German sociologist Carl Schmitt's (1888-1985) following observations are imperative in understanding this dilemma. He argued for the primacy of the political in shaping up social change; “in politics, the core distinction is between friend and enemy. That is what makes politics different from everything else,” he wrote in his book the Concept of the Political. The current Egyptian developments have apparently reaffirmed the supremacy of the political power over the pursuit of democracy and pluralism. Moreover, The Egyptian Ministry of Interior announced that the anti-military protests would be cleared “soon and legally” after a bloody Friday of protests and counter-protests on July 26th and disputed death toll between 38 [Interior ministry} and 150 [Muslim Brotherhood] casualties. Unfortunately, the new military leader Abdel Fattah Sisi's pursuit of combating violence and terrorism against his opponents has only reinforced a we/they divide and more suspicion of a perceived 'enemy' within Egypt, with no serious initiative of national dialogue and inclusion. Unfortunately Egypt has made an unfortunate turn toward instability under the rivalry between an Islamist thesis and a liberal antithesis. The Hegelian expectation of a compromising political synthesis remains out of reach in the foreseen future. Egypt's new government has announced its Road Map toward some promised stability, prosperity and coexistence. Still, the Road map initiative remains a mere map with no clear road toward the future of Egypt.
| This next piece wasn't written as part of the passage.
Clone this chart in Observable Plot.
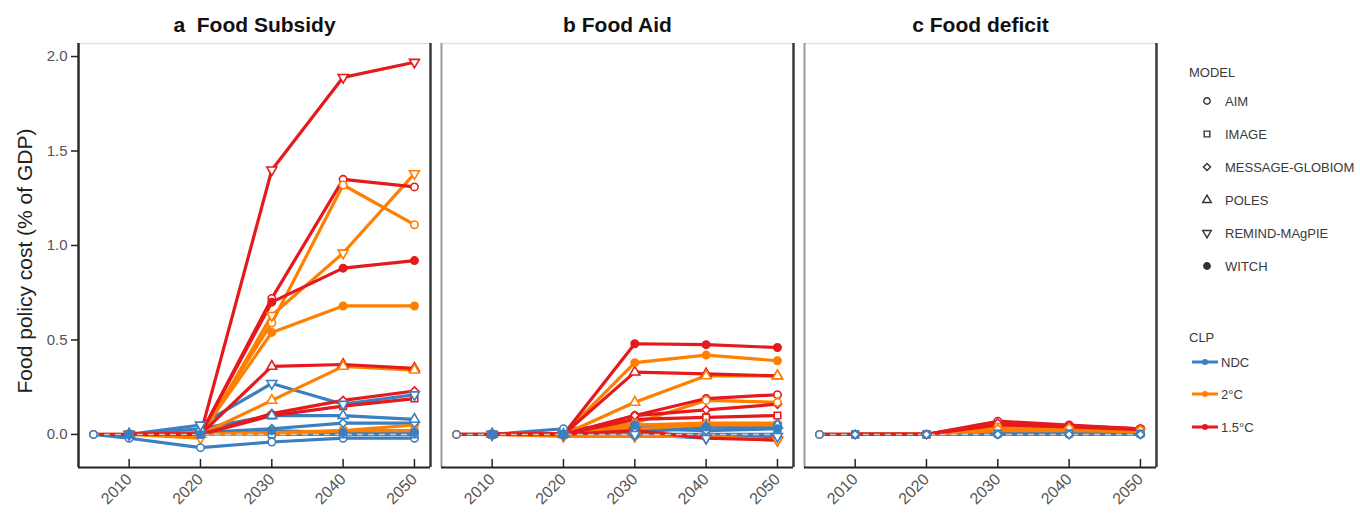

The disputed "legitimacy" remains a tumultuous controversy not only inside Egypt, but also in other Arab countries which have bred their new Tamarroud movements. The Islamist-led governments in Tunisia, Libya, Morocco, and Turkey have developed some fear of the possibility of having their electoral legacies washed away by some undetected political alliances with existing centers of power. The Arab Uprisings are poised to stimulate violent conflicts and years-longs stalemates, and add to the debate "whether democracy is not for Muslims". This political uncertainty will generate only deeper levels of unemployment and shrinking foreign investment, and ultimately lead to long-term economic depression. The battle of "legitimacy" will not be settled unless the Egyptian new leadership and the rest of the revolutionary Arab governments seek a genuine national dialogue and inclusion of all foes and friends.